Problem description –
Scan the lines below for the word "this". Copy each line you find it in.

begin

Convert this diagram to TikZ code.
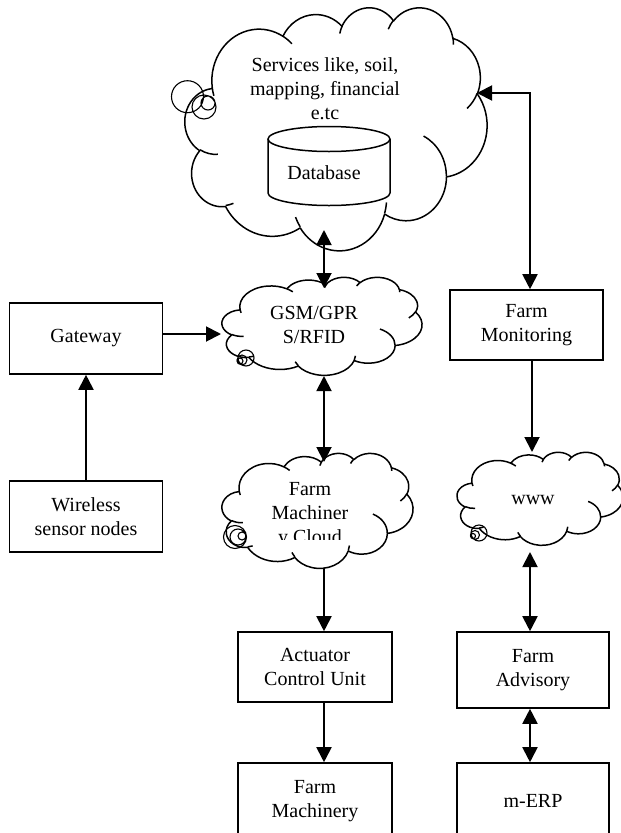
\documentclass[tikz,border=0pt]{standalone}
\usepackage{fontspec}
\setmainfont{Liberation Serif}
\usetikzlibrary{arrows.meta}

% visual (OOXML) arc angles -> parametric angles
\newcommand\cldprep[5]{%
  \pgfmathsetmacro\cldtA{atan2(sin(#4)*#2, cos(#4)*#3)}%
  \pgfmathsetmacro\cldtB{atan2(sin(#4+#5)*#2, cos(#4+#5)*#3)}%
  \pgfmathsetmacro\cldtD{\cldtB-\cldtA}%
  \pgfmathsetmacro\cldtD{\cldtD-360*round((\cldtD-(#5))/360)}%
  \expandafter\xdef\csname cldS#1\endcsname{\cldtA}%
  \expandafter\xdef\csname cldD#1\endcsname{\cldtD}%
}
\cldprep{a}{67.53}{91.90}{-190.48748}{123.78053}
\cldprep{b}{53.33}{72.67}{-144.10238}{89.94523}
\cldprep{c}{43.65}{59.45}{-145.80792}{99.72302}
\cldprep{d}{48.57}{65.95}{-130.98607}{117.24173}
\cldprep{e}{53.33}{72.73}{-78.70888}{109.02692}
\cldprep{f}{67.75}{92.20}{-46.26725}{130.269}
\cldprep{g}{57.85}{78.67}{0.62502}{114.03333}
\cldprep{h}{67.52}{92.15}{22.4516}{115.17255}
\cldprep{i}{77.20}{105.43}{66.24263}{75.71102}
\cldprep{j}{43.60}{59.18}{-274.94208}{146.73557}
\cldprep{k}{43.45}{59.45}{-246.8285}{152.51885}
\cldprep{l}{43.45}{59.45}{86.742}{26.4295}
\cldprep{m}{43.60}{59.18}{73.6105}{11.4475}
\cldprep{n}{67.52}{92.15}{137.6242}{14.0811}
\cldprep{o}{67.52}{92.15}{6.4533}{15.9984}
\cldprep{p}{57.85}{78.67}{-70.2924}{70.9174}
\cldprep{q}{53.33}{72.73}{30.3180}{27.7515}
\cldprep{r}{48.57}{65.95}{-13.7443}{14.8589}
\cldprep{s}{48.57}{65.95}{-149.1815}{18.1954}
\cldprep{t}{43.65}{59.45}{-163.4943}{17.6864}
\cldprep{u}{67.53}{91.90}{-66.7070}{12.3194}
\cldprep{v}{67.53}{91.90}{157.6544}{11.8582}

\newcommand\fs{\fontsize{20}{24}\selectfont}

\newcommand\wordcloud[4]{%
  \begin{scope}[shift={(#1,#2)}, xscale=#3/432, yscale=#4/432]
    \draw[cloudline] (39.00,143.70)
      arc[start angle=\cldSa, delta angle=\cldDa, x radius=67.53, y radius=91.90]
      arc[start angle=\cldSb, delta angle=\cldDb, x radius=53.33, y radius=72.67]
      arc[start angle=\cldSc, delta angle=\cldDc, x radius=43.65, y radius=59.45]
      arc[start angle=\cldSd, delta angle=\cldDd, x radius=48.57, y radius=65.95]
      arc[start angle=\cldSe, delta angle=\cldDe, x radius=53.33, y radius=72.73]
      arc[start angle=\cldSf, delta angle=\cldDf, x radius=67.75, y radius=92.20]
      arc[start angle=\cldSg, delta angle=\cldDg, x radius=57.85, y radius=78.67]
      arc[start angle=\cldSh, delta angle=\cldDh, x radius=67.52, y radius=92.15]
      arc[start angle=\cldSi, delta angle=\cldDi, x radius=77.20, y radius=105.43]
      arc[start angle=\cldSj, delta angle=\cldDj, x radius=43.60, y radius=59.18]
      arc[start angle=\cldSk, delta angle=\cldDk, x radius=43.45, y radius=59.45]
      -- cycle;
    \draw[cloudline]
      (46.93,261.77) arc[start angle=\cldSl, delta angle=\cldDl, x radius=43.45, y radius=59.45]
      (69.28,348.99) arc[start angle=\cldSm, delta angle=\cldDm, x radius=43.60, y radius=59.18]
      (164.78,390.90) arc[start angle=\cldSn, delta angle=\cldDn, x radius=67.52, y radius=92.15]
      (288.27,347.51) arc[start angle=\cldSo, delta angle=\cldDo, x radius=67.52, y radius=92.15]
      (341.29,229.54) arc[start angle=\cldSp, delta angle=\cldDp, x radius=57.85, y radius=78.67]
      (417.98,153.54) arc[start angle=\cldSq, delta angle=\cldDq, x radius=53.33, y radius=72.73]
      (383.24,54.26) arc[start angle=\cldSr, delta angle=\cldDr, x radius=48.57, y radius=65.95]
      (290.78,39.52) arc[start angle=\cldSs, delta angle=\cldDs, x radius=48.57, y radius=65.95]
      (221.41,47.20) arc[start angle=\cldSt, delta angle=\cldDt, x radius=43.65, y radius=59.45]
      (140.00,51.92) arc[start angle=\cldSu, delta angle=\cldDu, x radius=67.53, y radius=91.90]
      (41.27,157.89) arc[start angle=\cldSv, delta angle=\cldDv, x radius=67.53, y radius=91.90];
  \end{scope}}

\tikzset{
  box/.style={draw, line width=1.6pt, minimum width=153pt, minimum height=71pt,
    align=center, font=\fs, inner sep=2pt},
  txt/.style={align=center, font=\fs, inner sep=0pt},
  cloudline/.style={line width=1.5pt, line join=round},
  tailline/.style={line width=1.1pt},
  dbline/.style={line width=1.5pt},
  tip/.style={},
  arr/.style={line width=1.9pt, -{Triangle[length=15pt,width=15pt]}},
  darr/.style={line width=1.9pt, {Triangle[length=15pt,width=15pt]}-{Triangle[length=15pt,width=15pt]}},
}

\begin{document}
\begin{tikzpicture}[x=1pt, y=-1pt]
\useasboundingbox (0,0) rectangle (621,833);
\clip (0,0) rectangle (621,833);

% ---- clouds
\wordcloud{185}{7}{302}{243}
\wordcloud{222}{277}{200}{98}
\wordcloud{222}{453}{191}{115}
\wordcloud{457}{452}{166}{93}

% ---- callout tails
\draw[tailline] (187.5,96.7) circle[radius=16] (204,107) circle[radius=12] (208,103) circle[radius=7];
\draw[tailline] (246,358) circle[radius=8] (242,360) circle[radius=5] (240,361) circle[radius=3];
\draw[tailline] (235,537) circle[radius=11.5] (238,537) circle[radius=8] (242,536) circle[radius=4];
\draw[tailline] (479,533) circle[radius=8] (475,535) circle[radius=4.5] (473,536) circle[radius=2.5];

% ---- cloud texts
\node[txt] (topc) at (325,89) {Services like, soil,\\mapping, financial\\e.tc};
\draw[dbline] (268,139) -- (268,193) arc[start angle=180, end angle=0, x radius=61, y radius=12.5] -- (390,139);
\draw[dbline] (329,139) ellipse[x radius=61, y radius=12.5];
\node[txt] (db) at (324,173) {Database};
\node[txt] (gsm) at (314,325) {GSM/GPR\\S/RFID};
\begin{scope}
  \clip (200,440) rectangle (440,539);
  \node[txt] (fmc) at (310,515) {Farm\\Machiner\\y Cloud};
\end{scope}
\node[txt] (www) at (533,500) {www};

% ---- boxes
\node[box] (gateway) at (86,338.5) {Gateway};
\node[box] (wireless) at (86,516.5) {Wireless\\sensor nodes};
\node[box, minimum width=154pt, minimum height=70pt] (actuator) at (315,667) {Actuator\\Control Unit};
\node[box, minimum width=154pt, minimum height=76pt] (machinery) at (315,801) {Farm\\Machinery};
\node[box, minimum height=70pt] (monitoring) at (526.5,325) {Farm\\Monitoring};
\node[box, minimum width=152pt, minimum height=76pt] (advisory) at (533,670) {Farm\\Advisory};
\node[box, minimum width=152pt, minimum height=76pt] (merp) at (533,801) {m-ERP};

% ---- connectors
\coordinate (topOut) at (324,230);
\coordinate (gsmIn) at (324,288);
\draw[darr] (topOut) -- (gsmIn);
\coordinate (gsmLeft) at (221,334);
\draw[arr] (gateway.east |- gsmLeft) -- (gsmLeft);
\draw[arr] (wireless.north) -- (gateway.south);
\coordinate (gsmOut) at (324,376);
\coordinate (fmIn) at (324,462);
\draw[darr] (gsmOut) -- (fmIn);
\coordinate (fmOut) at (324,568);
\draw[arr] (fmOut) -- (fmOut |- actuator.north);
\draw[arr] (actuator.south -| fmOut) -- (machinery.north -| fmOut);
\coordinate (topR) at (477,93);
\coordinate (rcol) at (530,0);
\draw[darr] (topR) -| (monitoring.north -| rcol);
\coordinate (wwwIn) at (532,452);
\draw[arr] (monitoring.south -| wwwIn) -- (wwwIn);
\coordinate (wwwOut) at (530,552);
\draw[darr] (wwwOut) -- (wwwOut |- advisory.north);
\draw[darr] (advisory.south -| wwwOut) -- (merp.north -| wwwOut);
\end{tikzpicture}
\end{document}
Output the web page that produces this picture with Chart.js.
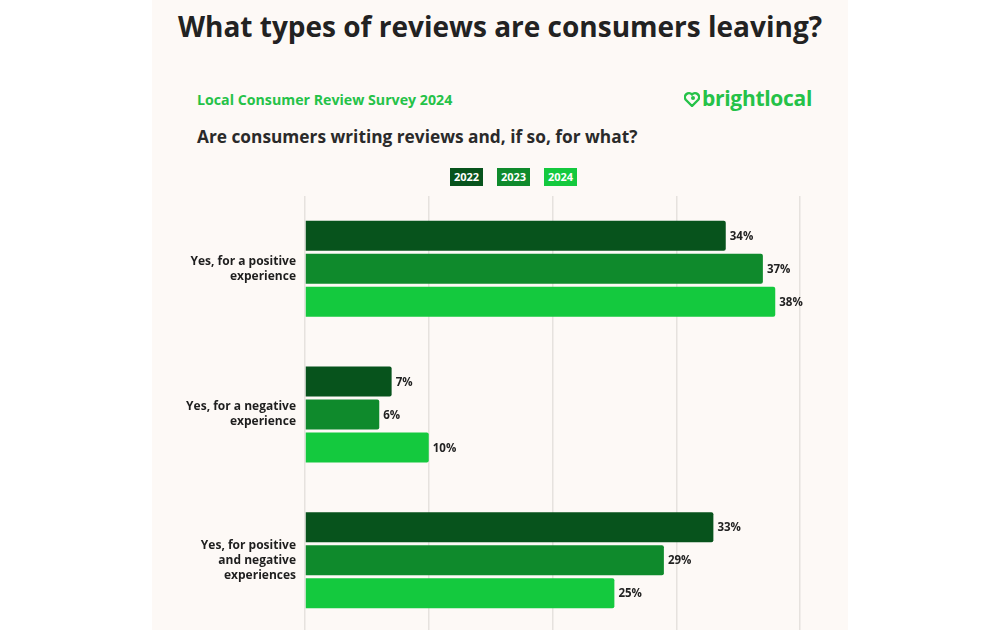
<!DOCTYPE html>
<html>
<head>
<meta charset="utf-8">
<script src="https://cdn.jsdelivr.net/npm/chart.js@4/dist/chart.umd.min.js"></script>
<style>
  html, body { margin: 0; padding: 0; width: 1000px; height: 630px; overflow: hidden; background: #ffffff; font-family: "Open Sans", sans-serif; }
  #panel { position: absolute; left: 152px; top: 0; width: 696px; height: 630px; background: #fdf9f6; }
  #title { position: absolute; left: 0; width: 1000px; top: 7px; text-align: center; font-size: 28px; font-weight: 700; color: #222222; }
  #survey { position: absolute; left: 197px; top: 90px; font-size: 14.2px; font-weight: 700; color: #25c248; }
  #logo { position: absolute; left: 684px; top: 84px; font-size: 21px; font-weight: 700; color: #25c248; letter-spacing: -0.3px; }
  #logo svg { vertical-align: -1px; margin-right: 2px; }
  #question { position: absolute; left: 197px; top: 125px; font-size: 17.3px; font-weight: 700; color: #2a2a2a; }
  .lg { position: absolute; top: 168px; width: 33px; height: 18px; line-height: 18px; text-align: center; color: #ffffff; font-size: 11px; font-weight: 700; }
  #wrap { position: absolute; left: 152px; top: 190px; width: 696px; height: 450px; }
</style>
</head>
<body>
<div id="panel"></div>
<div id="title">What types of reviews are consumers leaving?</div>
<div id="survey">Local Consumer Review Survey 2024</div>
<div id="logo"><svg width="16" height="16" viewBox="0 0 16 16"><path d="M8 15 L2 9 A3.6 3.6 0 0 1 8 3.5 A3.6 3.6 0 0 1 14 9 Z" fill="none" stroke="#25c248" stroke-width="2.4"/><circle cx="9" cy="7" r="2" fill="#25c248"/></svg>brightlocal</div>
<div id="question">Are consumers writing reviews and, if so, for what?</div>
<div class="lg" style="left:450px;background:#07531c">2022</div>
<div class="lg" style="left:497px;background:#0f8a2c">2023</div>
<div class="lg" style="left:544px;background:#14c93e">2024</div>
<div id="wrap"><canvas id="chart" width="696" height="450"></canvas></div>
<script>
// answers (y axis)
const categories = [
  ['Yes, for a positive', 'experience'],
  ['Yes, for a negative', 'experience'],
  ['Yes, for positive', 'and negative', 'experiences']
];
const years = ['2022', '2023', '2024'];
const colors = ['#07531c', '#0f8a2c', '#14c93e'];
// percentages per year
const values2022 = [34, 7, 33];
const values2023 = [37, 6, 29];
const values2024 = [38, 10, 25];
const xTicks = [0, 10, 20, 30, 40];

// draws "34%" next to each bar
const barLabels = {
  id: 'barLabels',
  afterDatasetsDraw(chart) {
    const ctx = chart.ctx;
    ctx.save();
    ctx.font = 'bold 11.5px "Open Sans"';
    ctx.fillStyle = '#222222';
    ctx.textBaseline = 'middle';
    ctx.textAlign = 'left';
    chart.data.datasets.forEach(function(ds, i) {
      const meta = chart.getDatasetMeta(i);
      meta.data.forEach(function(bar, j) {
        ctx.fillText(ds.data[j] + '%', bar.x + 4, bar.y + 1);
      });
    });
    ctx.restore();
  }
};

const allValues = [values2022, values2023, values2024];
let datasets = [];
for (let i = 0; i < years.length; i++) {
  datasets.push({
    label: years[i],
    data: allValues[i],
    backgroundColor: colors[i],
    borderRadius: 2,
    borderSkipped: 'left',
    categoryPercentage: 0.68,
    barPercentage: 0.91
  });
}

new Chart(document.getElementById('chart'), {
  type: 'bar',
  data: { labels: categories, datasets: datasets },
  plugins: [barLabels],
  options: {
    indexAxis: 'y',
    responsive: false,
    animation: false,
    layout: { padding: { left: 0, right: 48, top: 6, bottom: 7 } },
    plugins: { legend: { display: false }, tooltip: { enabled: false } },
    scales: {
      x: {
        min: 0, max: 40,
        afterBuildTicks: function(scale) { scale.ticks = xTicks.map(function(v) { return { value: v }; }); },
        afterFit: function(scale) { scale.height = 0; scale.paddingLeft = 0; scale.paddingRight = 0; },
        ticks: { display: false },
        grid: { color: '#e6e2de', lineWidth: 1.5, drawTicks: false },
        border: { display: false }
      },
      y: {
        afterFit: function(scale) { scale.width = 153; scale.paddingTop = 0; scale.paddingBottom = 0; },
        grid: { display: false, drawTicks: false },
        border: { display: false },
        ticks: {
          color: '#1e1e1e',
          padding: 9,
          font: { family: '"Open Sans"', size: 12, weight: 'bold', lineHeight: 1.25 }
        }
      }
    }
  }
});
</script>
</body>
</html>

end

Output –
Convert this diagram to TikZ code.
Output the web page that produces this picture with Chart.js.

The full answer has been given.